HALIFAX — For the rest of this month, Peter Coade will be setting a world record every day.
The 74-year-old Halifax-based weatherman has announced he plans to retire Sept. 30, more than three years after he was awarded the Guinness World Record for the longest career as a weather forecaster.
"But I've chosen the wrong career to retire from," Coade said in an interview Friday, which was also his birthday. "I'm never going to stop looking at the weather."
On Aug. 1, 2013, Coade's career reached 50 years, 8 months and 21 days — breaking the record held by Toronto's well-known weatherman Dave Devall.
Coade's record is now 53 years — and counting — mostly in Toronto and his native Halifax.
Coade's interest in meteorology started in the late 1950s when he and his high school classmates were asked to take part in a day of job shadowing at the Halifax CBC station, where the nightly Gazette newscast was produced.
Other students jumped at the chance to spend time with TV reporters and camera operators.
"When it came to meteorology, nobody put up their hand," he said. "But I was smart enough to know that this might mean a day off school."
Coade, who had planned to be a Royal Canadian Navy pilot, would instead join the federal government's weather service in 1962.
In 1965, in Goose Bay, Labrador, he got his first taste of delivering forecasts on CBC TV, mainly for the 7,000 U.S. military personnel at the nearby airbase. He was paid $5 per broadcast.
Five years later, Coade moved with his young family to Toronto, where he would later became staff meteorologist for radio station CFRB, while still working for the federal weather office.
During the 70s and into the 1980s, Coade became a familiar voice in Canada's biggest city, where he also worked as a meteorologist for the Canadian International Air Show every Labour Day weekend.

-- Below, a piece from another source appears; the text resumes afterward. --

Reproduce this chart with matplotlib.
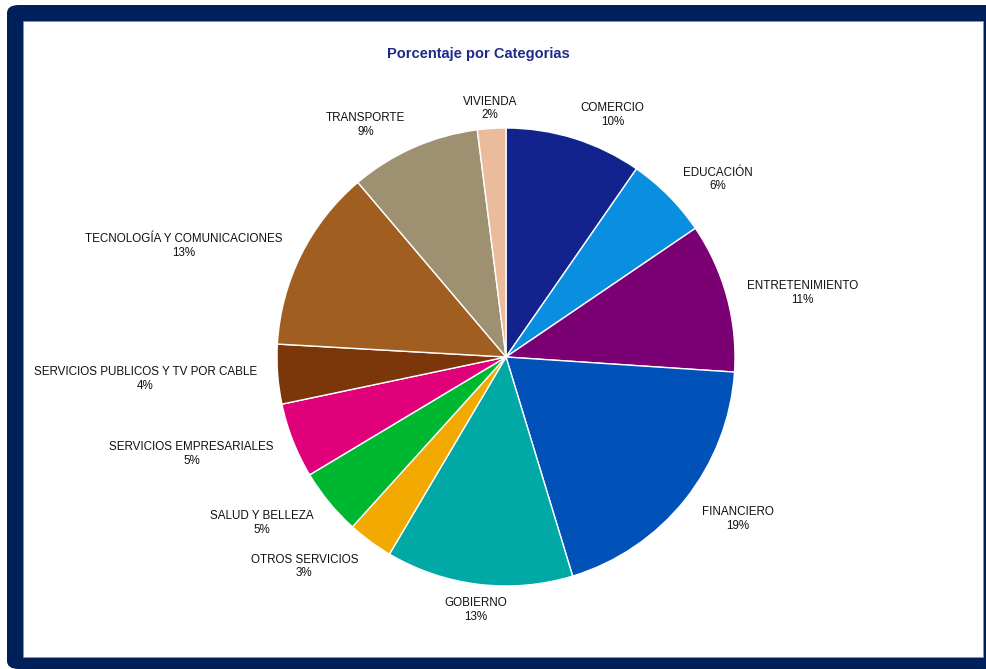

He recalled the frustration of dealing with a deadly tornado in 1979 that touched down in southwestern Ontario near Woodstock. At least three people were killed and dozens were injured.
"That was really difficult," he said. "We knew it was happening, but we couldn't tell anybody. All the communication lines were down."
He moved back to Halifax in 1990, landing a job as a weatherman for what is now CTV. He re-joined CBC in September 2007, after CTV announced that he had retired.
"They should not have said I was retiring, but they did not want anybody to follow me," he said.
Known for his even temper and velvet voice, Coade has had a beer named after him — a "winter warmer" called Coade Word: Snowmaggedon. And now a software developer in the United Kingdom has asked him to lend his forecasting skills to a proposed video game.
Over the years, he has marvelled at how the science of meteorology has raced ahead, recalling how he once had to compile data from teletypes that worked at 60 words per minute.
"We had to gather all that, plot our own maps and analyze them," he said. "Now, the computer spits out the analysis and the forecast for the next five days, as well as the charts ... It's taken a lot out of the forecaster's hands. It's a sad thing."
Coade is particularly unimpressed with the week-long forecasts that have become the norm.
"It's smoke and mirrors. We're not at that stage with any degree of accuracy out that far."
During his final week on the job, Coade is scheduled to return to the CBC TV studio in Halifax, where he has agreed to deliver seven-day forecasts — "much to my chagrin."